▶ _INFORMATION SHOWN_:
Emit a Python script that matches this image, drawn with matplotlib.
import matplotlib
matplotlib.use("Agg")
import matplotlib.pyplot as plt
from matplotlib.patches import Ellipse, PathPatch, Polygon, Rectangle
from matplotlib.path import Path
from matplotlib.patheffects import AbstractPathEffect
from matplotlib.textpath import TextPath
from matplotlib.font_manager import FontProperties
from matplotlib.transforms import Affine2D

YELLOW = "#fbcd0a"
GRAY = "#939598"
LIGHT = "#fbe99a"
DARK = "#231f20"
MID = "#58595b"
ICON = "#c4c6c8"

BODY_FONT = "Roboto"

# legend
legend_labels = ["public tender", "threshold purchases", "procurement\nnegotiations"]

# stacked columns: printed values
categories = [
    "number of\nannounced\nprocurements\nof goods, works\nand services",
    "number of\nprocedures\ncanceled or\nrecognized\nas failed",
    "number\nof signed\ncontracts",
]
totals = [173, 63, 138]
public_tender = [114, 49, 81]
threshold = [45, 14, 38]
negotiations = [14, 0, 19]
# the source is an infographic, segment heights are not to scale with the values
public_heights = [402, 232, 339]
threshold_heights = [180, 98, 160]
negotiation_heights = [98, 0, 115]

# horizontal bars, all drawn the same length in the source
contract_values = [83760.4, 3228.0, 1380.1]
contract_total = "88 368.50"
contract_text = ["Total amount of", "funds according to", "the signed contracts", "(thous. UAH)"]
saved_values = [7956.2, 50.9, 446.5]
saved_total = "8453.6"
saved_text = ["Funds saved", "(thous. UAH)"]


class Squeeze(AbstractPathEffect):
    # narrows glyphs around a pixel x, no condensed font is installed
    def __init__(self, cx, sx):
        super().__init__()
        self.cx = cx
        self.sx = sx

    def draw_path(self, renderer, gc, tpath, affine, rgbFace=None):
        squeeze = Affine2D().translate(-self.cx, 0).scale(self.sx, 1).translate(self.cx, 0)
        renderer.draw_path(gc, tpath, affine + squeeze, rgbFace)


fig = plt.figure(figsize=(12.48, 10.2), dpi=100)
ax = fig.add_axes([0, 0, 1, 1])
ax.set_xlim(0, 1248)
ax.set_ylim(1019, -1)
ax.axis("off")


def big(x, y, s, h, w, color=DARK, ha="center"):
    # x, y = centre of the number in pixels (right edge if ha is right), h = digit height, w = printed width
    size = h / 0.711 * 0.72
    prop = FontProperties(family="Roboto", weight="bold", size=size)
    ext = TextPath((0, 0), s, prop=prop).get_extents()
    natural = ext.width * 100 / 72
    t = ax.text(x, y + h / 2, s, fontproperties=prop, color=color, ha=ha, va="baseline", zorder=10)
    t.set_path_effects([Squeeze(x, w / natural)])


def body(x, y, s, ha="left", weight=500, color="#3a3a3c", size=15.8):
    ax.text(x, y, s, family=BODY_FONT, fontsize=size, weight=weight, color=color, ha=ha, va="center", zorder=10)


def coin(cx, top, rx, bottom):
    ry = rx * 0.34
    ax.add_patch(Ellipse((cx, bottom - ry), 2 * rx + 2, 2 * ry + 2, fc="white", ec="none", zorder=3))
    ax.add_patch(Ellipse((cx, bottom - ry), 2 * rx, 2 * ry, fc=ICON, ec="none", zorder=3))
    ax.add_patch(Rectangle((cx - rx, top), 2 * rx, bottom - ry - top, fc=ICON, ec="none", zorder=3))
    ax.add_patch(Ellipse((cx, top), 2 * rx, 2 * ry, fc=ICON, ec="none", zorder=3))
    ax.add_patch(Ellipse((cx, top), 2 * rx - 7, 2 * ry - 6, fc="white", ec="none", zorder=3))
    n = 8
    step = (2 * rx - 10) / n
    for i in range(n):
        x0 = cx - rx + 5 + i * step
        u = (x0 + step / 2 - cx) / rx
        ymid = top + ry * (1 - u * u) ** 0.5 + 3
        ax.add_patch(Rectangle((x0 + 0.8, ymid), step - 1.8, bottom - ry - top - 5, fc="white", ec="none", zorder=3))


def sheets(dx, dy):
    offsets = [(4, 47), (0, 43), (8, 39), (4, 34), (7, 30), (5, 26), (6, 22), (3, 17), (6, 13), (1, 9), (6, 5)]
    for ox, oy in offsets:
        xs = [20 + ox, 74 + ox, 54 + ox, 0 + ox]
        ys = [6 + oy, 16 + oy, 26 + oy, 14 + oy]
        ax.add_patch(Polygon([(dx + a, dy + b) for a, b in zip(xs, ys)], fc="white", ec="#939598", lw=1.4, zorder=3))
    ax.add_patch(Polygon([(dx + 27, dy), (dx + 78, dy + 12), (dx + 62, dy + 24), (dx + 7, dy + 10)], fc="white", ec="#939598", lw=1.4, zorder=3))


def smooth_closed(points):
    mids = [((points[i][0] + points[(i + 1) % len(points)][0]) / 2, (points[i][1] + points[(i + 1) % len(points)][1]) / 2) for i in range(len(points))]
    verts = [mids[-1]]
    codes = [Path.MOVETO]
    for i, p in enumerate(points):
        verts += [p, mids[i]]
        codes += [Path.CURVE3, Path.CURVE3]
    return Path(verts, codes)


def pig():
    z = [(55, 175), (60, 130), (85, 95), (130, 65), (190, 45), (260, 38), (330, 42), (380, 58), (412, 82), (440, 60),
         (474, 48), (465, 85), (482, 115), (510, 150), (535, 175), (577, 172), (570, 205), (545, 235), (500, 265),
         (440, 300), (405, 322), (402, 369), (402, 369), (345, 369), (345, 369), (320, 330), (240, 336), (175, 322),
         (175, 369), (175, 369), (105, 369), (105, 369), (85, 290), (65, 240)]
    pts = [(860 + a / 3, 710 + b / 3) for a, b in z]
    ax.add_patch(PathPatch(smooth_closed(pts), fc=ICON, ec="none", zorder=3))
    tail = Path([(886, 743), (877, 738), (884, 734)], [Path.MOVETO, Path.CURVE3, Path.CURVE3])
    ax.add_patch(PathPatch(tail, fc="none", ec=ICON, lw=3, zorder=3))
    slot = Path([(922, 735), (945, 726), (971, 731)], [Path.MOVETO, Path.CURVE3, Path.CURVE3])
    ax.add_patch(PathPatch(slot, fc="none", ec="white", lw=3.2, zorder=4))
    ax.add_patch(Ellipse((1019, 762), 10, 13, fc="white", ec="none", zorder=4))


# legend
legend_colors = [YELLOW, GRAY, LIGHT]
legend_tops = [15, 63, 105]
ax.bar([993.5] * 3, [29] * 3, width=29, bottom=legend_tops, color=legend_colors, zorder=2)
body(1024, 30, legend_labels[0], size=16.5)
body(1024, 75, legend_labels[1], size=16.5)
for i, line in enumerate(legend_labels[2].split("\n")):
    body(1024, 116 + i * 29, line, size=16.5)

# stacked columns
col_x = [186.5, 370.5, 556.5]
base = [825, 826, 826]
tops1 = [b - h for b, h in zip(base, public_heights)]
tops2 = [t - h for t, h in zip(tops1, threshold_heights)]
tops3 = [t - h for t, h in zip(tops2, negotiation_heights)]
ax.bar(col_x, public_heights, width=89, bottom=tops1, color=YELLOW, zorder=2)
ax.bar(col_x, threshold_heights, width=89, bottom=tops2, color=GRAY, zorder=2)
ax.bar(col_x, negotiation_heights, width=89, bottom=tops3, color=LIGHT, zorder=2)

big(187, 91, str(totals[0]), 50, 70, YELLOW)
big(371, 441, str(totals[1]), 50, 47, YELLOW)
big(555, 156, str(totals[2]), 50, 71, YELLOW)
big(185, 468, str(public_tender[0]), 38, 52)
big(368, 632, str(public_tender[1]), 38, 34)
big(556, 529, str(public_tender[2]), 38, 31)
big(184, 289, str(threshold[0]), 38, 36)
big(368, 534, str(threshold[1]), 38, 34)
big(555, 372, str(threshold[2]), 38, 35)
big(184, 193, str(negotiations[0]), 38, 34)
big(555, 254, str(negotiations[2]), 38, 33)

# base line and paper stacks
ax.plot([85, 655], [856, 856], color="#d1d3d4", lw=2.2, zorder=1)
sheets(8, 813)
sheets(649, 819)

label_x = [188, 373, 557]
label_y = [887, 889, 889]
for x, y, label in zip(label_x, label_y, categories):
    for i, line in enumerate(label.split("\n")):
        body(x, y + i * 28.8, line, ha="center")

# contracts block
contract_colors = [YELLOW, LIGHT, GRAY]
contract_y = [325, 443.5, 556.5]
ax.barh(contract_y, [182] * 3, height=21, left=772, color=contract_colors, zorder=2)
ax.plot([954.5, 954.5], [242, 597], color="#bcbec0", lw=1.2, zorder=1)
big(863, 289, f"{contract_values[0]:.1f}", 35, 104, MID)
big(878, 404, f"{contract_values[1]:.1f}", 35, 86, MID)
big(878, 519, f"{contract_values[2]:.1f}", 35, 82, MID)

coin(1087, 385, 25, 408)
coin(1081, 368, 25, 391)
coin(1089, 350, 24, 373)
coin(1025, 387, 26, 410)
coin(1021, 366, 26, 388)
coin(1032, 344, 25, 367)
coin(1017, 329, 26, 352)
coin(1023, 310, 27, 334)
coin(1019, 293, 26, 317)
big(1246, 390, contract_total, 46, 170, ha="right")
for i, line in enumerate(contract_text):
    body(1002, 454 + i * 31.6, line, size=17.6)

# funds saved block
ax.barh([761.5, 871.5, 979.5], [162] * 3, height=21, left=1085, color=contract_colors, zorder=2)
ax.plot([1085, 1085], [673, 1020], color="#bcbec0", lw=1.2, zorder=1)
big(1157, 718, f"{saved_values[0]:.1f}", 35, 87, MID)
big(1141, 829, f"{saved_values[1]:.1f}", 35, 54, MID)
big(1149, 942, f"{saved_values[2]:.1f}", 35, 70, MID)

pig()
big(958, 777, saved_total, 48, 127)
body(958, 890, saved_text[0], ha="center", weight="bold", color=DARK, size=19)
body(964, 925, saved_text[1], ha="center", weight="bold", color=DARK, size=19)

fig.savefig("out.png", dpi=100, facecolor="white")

▶ _SET PROBLEM_: Gather every line from the listing above in which the word "drawn" appears.

▶ _RESULT FOR THIS EXERCISE_:
Emit a Python script that matches this image, drawn with matplotlib.
# horizontal bars, all drawn the same length in the source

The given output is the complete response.